[Data listing]
::::::

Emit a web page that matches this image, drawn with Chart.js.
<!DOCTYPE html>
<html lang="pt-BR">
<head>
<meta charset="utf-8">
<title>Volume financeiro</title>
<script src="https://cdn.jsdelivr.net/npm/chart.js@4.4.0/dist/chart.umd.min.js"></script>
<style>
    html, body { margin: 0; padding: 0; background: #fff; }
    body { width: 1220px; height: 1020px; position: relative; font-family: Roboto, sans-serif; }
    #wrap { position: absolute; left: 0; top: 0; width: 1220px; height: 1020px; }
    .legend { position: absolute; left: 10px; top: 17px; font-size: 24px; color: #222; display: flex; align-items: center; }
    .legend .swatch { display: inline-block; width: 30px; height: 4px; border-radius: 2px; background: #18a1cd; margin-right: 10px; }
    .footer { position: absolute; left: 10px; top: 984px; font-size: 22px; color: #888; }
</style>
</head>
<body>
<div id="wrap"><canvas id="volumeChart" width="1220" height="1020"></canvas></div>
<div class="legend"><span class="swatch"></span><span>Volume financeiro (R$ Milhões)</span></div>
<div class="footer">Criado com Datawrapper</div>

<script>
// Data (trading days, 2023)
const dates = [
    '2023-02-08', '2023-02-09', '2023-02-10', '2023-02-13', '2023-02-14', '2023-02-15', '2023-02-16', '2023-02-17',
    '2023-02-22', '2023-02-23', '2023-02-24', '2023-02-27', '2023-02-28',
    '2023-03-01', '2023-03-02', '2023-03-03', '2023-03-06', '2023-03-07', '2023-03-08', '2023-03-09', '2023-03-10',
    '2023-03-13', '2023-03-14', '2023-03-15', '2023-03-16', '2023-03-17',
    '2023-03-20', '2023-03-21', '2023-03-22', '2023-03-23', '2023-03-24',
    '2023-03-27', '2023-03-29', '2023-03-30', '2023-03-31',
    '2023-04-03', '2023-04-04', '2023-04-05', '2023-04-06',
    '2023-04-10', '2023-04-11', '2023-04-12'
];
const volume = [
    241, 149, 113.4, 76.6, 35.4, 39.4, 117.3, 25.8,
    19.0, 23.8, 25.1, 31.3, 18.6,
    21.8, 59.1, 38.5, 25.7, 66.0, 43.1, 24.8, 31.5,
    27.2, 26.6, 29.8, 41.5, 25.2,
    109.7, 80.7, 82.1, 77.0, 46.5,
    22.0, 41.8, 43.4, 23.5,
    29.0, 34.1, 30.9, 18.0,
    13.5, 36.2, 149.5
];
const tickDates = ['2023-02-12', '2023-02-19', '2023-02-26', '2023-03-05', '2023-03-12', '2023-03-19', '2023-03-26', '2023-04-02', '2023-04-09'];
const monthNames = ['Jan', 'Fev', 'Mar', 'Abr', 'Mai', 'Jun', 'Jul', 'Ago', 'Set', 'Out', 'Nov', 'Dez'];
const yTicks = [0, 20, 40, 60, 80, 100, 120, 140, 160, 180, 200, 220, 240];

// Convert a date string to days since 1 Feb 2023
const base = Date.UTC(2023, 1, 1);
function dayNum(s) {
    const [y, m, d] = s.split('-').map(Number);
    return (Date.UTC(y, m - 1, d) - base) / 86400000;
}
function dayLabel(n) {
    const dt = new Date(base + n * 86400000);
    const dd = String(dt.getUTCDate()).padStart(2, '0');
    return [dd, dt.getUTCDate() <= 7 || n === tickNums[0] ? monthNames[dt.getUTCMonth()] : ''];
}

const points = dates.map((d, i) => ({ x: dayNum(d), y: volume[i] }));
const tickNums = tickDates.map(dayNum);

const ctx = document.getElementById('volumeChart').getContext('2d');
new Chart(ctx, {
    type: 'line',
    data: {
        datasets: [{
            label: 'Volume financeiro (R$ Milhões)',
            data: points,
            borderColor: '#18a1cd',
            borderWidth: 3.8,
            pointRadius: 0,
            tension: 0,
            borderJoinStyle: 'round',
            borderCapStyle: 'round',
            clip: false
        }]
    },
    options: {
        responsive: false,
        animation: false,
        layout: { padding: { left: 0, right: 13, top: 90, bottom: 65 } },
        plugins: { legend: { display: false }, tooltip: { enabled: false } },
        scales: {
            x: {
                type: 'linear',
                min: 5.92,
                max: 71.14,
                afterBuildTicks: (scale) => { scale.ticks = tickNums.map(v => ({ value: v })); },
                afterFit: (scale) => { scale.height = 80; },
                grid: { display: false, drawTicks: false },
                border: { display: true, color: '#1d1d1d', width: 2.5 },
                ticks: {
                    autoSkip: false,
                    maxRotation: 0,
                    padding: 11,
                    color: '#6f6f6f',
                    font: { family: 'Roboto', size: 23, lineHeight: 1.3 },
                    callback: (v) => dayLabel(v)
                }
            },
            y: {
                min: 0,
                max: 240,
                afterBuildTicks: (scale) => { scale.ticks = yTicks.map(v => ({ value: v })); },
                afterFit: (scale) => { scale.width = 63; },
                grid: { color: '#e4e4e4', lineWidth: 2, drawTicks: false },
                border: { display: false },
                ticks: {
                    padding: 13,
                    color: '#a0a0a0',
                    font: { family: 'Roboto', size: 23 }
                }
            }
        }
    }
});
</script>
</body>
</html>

::::::

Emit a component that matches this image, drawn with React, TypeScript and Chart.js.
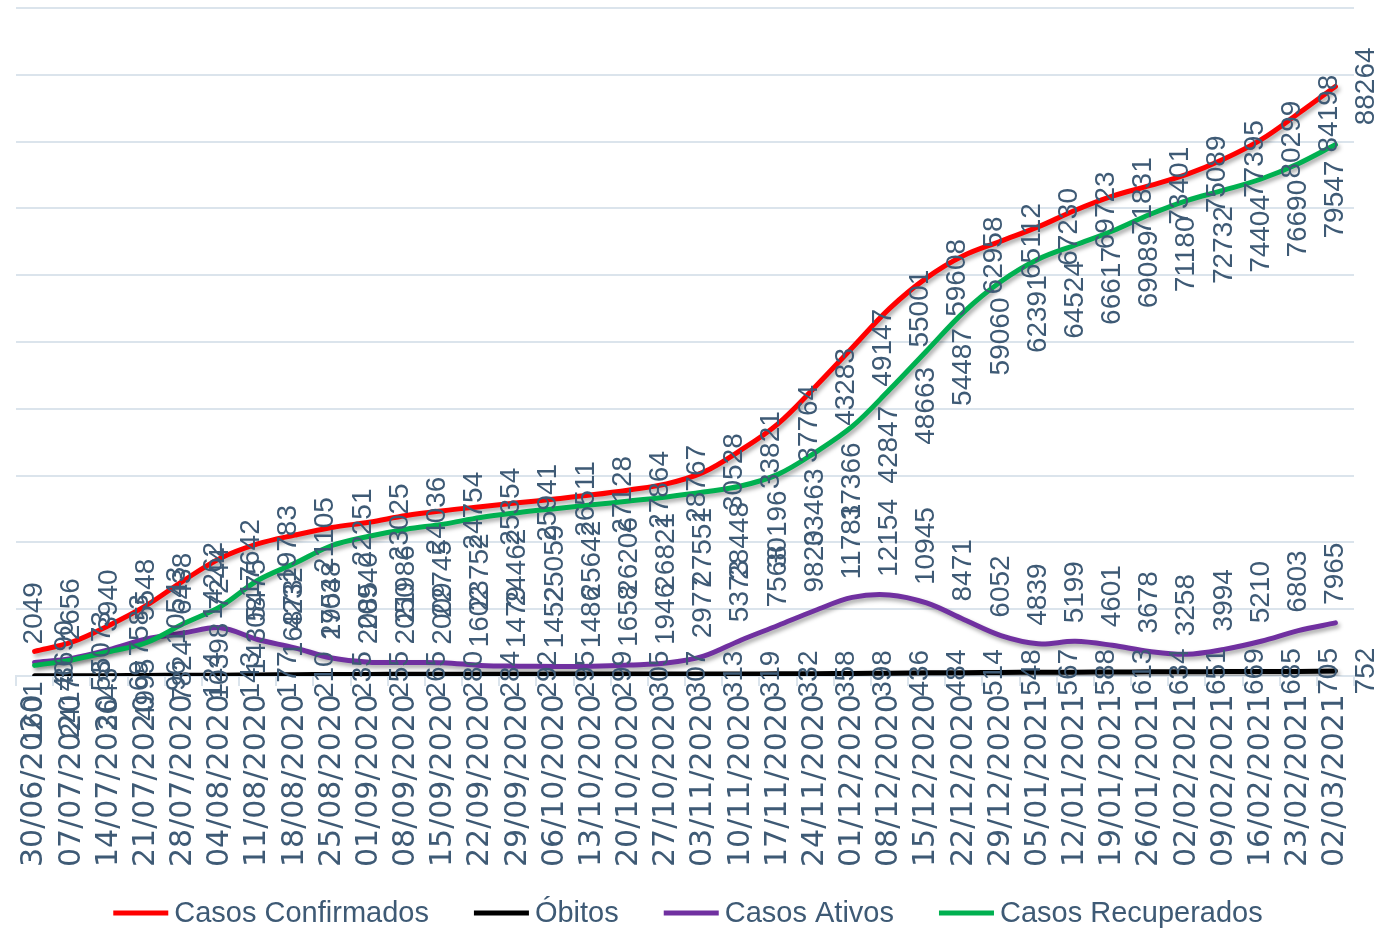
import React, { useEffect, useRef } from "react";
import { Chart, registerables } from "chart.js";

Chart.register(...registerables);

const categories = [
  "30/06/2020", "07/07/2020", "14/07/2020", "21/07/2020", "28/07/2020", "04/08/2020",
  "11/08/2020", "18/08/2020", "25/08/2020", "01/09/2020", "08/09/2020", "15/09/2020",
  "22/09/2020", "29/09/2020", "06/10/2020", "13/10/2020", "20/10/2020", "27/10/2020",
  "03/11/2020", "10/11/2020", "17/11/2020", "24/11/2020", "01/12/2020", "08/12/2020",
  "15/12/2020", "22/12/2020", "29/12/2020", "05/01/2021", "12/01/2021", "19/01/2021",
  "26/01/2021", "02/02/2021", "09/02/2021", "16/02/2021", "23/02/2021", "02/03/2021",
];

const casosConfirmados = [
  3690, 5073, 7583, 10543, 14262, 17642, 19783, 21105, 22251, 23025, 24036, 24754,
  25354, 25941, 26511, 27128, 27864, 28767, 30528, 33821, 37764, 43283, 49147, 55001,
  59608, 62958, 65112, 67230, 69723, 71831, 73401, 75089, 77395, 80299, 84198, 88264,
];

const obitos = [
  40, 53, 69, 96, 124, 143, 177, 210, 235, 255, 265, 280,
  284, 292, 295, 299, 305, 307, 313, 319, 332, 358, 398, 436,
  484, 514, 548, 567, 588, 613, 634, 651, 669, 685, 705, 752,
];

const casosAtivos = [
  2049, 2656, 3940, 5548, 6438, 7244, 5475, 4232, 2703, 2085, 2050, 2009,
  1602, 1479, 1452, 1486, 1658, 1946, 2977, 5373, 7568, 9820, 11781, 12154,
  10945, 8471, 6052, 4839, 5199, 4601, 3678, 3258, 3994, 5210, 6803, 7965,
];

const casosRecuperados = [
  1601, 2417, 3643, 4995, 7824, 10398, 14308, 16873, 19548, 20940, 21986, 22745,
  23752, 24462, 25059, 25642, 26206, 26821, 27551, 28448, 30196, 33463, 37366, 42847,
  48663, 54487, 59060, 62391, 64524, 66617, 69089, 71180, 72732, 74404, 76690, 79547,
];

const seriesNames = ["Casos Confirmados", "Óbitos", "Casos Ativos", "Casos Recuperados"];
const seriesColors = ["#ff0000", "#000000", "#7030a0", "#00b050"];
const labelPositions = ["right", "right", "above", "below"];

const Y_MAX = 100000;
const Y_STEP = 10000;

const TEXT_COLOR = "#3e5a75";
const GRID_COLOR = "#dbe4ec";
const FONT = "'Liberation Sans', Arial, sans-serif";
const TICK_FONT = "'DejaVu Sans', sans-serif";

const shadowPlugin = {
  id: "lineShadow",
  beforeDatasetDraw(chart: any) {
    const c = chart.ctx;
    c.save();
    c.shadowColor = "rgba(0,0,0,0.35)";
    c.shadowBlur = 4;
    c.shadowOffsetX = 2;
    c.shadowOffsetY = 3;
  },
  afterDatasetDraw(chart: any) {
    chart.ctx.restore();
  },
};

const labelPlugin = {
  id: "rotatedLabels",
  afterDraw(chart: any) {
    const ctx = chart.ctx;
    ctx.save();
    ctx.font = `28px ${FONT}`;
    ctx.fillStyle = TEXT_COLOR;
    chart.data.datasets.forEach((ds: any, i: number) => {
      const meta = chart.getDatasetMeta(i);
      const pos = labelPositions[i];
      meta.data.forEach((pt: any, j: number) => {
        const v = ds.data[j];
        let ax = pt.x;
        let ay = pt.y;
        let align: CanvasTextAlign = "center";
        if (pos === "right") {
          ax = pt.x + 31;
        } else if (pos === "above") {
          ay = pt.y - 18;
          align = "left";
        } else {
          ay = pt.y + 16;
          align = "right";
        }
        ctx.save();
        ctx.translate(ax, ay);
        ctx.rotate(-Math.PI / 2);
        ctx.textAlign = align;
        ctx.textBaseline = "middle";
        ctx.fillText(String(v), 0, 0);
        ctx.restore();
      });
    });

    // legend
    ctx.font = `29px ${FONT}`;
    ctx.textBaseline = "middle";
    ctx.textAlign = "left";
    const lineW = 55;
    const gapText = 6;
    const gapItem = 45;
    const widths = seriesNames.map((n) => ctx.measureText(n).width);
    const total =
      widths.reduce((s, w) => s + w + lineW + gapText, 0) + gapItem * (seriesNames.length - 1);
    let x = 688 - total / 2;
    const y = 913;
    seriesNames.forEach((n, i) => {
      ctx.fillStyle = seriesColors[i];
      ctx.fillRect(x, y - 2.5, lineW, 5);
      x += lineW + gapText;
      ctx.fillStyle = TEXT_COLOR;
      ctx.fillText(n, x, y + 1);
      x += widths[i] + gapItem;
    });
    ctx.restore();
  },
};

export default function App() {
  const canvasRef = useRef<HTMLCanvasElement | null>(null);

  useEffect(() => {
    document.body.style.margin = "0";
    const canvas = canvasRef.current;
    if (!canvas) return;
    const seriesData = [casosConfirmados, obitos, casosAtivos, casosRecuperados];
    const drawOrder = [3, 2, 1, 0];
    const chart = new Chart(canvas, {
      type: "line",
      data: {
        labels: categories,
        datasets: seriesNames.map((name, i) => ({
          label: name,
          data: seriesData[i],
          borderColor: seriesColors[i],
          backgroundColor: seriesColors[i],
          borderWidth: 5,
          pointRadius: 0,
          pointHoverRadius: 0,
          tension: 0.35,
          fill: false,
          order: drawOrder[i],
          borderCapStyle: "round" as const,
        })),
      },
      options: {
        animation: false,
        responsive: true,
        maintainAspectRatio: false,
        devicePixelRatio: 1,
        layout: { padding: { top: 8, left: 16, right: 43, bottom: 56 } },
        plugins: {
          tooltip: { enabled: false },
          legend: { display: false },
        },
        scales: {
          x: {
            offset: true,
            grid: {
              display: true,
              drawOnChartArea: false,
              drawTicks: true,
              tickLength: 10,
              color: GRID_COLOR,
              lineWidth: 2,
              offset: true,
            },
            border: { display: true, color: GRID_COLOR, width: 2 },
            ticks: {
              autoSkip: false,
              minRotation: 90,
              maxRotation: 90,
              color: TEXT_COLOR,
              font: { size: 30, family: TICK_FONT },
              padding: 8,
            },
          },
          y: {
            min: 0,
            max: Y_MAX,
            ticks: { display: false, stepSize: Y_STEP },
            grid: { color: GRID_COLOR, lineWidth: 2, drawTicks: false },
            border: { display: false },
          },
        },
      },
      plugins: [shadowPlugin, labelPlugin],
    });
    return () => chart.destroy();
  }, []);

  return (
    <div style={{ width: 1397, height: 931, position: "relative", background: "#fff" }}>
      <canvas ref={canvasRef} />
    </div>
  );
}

::::::

Brief. Copy out the lines in which the string "that" appears.

Written solution.
Emit a web page that matches this image, drawn with Chart.js.
Emit a component that matches this image, drawn with React, TypeScript and Chart.js.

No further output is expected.